Kuasa hukum masyarakat adat, Sergius Wabiser, S.H., menyampaikan bahwa laporan polisi telah dibuat dan pemeriksaan lanjutan dijadwalkan Senin mendatang di Polres setempat.
Menurutnya, terdapat sejumlah dugaan pelanggaran yang harus diuji melalui proses hukum, antara lain:
Dugaan wanprestasi atau penipuan terkait kesepakatan 10 persen.
Dugaan aktivitas pertambangan tanpa izin (IUP/OP).
Dugaan pengambilan sumber daya alam tanpa persetujuan negara dan masyarakat adat.
Kuasa hukum menegaskan bahwa seluruh dugaan tersebut akan dibuktikan melalui proses penyelidikan resmi.
“Kami memberi kesempatan kepada pihak terkait untuk menunjukkan itikad baik. Jika tidak, kami akan melanjutkan seluruh proses hukum sampai tuntas,” ujarnya.

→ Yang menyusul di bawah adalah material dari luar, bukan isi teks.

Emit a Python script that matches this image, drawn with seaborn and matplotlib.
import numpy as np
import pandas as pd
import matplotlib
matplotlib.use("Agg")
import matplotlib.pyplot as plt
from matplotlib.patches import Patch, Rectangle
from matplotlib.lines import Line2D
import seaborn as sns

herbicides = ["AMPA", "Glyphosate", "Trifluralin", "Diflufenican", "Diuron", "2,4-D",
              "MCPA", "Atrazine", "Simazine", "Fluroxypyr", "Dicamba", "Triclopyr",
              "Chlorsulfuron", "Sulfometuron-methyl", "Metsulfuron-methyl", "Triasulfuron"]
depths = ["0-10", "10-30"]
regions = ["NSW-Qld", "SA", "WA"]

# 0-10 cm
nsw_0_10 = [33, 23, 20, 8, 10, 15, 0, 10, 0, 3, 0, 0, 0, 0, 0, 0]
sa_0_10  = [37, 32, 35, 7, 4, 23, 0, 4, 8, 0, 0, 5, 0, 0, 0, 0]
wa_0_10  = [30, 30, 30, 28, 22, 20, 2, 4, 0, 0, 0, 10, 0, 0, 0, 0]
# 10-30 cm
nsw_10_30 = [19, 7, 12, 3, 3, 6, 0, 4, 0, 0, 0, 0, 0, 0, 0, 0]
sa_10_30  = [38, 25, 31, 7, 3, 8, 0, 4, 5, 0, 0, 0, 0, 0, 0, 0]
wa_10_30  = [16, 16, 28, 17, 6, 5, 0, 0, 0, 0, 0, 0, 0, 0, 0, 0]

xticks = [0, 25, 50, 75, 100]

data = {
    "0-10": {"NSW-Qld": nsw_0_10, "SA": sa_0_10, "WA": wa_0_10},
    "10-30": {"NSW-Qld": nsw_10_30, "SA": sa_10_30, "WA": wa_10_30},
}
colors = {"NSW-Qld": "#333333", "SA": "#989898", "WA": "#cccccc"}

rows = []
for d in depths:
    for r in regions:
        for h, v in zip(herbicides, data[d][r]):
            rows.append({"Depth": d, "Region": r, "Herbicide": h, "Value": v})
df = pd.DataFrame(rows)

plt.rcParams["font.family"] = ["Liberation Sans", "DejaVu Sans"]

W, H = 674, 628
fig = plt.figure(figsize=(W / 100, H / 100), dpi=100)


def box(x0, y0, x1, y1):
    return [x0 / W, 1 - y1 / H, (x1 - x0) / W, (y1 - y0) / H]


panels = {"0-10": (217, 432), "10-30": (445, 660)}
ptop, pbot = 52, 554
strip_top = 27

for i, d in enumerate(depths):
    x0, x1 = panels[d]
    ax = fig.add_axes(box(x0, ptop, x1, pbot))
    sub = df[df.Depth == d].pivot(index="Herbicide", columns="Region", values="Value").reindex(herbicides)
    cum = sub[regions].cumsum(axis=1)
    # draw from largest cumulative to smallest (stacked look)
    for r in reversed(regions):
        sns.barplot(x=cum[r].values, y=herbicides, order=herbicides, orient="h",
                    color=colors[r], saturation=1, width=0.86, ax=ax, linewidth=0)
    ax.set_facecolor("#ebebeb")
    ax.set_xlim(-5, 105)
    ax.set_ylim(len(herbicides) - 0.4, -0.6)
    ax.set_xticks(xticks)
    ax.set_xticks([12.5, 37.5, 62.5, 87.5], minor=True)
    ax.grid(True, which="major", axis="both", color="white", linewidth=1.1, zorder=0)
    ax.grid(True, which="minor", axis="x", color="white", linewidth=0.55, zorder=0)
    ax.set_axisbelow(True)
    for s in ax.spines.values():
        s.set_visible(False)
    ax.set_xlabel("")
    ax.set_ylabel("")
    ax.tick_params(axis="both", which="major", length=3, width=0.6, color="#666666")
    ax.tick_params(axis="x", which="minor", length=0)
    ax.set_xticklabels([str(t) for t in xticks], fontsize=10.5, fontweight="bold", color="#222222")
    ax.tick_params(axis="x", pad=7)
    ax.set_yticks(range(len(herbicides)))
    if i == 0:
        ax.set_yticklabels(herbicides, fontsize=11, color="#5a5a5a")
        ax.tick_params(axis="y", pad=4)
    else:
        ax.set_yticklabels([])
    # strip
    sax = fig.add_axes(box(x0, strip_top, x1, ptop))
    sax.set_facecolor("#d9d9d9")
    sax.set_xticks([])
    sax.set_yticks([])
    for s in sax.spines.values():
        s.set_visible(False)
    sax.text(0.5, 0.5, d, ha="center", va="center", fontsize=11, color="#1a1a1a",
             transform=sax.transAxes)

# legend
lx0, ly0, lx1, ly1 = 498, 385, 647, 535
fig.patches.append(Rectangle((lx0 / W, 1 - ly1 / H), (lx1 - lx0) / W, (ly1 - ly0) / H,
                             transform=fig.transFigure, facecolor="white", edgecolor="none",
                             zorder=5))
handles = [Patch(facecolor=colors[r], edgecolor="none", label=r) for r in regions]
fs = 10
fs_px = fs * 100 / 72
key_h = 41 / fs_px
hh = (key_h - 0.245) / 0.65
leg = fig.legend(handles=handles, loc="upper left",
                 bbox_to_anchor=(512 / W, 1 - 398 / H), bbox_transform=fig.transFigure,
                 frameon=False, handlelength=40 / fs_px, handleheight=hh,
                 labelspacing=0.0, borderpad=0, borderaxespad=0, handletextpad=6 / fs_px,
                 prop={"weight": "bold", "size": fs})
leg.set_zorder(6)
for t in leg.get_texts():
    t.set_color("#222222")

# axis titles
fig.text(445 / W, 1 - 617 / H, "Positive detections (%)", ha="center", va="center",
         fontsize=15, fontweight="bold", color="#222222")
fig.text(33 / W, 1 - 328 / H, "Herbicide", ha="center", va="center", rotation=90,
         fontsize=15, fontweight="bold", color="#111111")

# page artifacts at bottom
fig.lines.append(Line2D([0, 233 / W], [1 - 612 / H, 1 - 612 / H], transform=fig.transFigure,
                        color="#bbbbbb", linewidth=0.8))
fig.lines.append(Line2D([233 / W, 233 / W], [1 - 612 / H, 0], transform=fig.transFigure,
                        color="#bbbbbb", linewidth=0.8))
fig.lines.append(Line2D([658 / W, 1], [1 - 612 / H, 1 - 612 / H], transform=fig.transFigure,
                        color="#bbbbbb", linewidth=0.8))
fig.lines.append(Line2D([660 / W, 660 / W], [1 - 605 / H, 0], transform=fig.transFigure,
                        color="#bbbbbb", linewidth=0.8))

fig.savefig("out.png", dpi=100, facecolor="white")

Dalam forum DPR, juga disampaikan kekhawatiran atas kemungkinan masuknya kelompok masyarakat dari suku lain yang diduga memberikan perlindungan kepada aktivitas pertambangan yang dipersoalkan.
KSB Wate menegaskan bahwa wilayah Musairo–Merago merupakan hak ulayat masyarakat Wate, sehingga keterlibatan suku luar dikhawatirkan dapat memicu gesekan horizontal.
“Kami ingin situasi tetap damai. Jangan sampai kepentingan pihak luar justru menciptakan konflik antar sesama orang Papua,” tegasnya.
Menutup penyampaian aspirasi, KSB Wate menegaskan bahwa masyarakat tetap membuka ruang dialog, tetapi tidak akan tinggal diam apabila hak-hak adat tidak dihormati.
DPR Papua Tengah menyatakan akan menindaklanjuti laporan tersebut melalui koordinasi lintas lembaga, termasuk pemerintah daerah, aparat penegak hukum, dan instansi teknis pertambangan serta keimigrasian.
Langkah ini diharapkan mampu menghadirkan kepastian hukum dan penyelesaian menyeluruh atas persoalan tambang di wilayah Merago.